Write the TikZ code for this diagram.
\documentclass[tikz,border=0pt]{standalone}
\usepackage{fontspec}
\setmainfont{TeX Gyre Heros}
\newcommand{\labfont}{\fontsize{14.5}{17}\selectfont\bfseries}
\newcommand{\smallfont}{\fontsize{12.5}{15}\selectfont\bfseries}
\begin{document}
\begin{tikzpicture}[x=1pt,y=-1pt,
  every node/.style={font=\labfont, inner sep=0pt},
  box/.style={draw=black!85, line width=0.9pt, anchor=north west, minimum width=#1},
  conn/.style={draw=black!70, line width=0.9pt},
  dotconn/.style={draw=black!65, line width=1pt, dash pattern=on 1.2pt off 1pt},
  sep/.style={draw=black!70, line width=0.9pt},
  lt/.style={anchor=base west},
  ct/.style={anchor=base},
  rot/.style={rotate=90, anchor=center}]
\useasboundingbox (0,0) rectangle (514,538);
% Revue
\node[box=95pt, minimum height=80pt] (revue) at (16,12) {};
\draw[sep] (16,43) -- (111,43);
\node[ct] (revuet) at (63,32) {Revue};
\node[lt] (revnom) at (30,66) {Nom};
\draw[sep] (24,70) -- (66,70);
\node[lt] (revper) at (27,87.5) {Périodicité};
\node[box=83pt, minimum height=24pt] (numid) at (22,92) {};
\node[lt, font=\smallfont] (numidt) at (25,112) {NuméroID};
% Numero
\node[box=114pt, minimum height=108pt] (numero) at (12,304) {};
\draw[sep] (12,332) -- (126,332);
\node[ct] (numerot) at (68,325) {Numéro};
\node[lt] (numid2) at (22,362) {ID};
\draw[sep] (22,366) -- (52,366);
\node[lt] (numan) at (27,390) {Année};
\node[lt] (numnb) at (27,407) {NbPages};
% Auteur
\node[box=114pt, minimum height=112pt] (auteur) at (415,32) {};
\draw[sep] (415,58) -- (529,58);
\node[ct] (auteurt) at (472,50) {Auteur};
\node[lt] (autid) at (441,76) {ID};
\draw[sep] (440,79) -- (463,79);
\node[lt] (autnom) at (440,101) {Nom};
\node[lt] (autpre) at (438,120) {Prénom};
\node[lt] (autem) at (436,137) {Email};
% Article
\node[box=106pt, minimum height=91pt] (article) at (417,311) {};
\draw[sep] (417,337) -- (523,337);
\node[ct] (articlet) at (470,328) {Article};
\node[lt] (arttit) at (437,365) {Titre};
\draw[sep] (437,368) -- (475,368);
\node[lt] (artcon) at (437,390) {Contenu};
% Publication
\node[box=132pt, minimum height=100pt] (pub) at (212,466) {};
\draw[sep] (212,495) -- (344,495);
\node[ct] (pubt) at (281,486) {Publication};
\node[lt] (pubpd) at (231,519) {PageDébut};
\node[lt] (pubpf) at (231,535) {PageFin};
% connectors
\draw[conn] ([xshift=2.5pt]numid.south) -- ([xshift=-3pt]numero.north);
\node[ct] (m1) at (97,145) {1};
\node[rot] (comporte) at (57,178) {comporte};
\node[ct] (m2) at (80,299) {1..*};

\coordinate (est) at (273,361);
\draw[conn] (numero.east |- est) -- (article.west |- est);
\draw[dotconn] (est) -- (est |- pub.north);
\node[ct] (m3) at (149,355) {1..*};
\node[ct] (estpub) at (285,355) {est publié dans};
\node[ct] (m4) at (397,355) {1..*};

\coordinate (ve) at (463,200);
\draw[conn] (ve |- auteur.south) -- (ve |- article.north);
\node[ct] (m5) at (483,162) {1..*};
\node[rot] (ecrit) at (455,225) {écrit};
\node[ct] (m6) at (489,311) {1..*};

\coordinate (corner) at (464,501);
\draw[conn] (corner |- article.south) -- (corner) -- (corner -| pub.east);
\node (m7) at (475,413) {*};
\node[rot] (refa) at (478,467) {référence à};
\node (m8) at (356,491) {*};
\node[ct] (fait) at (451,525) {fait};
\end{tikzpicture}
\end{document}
===
> **Written problem**: Repeat the listing in full, keeping every line exactly as it is.

> **Finished exercise**:
Write the TikZ code for this diagram.
\documentclass[tikz,border=0pt]{standalone}
\usepackage{fontspec}
\setmainfont{TeX Gyre Heros}
\newcommand{\labfont}{\fontsize{14.5}{17}\selectfont\bfseries}
\newcommand{\smallfont}{\fontsize{12.5}{15}\selectfont\bfseries}
\begin{document}
\begin{tikzpicture}[x=1pt,y=-1pt,
  every node/.style={font=\labfont, inner sep=0pt},
  box/.style={draw=black!85, line width=0.9pt, anchor=north west, minimum width=#1},
  conn/.style={draw=black!70, line width=0.9pt},
  dotconn/.style={draw=black!65, line width=1pt, dash pattern=on 1.2pt off 1pt},
  sep/.style={draw=black!70, line width=0.9pt},
  lt/.style={anchor=base west},
  ct/.style={anchor=base},
  rot/.style={rotate=90, anchor=center}]
\useasboundingbox (0,0) rectangle (514,538);
% Revue
\node[box=95pt, minimum height=80pt] (revue) at (16,12) {};
\draw[sep] (16,43) -- (111,43);
\node[ct] (revuet) at (63,32) {Revue};
\node[lt] (revnom) at (30,66) {Nom};
\draw[sep] (24,70) -- (66,70);
\node[lt] (revper) at (27,87.5) {Périodicité};
\node[box=83pt, minimum height=24pt] (numid) at (22,92) {};
\node[lt, font=\smallfont] (numidt) at (25,112) {NuméroID};
% Numero
\node[box=114pt, minimum height=108pt] (numero) at (12,304) {};
\draw[sep] (12,332) -- (126,332);
\node[ct] (numerot) at (68,325) {Numéro};
\node[lt] (numid2) at (22,362) {ID};
\draw[sep] (22,366) -- (52,366);
\node[lt] (numan) at (27,390) {Année};
\node[lt] (numnb) at (27,407) {NbPages};
% Auteur
\node[box=114pt, minimum height=112pt] (auteur) at (415,32) {};
\draw[sep] (415,58) -- (529,58);
\node[ct] (auteurt) at (472,50) {Auteur};
\node[lt] (autid) at (441,76) {ID};
\draw[sep] (440,79) -- (463,79);
\node[lt] (autnom) at (440,101) {Nom};
\node[lt] (autpre) at (438,120) {Prénom};
\node[lt] (autem) at (436,137) {Email};
% Article
\node[box=106pt, minimum height=91pt] (article) at (417,311) {};
\draw[sep] (417,337) -- (523,337);
\node[ct] (articlet) at (470,328) {Article};
\node[lt] (arttit) at (437,365) {Titre};
\draw[sep] (437,368) -- (475,368);
\node[lt] (artcon) at (437,390) {Contenu};
% Publication
\node[box=132pt, minimum height=100pt] (pub) at (212,466) {};
\draw[sep] (212,495) -- (344,495);
\node[ct] (pubt) at (281,486) {Publication};
\node[lt] (pubpd) at (231,519) {PageDébut};
\node[lt] (pubpf) at (231,535) {PageFin};
% connectors
\draw[conn] ([xshift=2.5pt]numid.south) -- ([xshift=-3pt]numero.north);
\node[ct] (m1) at (97,145) {1};
\node[rot] (comporte) at (57,178) {comporte};
\node[ct] (m2) at (80,299) {1..*};

\coordinate (est) at (273,361);
\draw[conn] (numero.east |- est) -- (article.west |- est);
\draw[dotconn] (est) -- (est |- pub.north);
\node[ct] (m3) at (149,355) {1..*};
\node[ct] (estpub) at (285,355) {est publié dans};
\node[ct] (m4) at (397,355) {1..*};

\coordinate (ve) at (463,200);
\draw[conn] (ve |- auteur.south) -- (ve |- article.north);
\node[ct] (m5) at (483,162) {1..*};
\node[rot] (ecrit) at (455,225) {écrit};
\node[ct] (m6) at (489,311) {1..*};

\coordinate (corner) at (464,501);
\draw[conn] (corner |- article.south) -- (corner) -- (corner -| pub.east);
\node (m7) at (475,413) {*};
\node[rot] (refa) at (478,467) {référence à};
\node (m8) at (356,491) {*};
\node[ct] (fait) at (451,525) {fait};
\end{tikzpicture}
\end{document}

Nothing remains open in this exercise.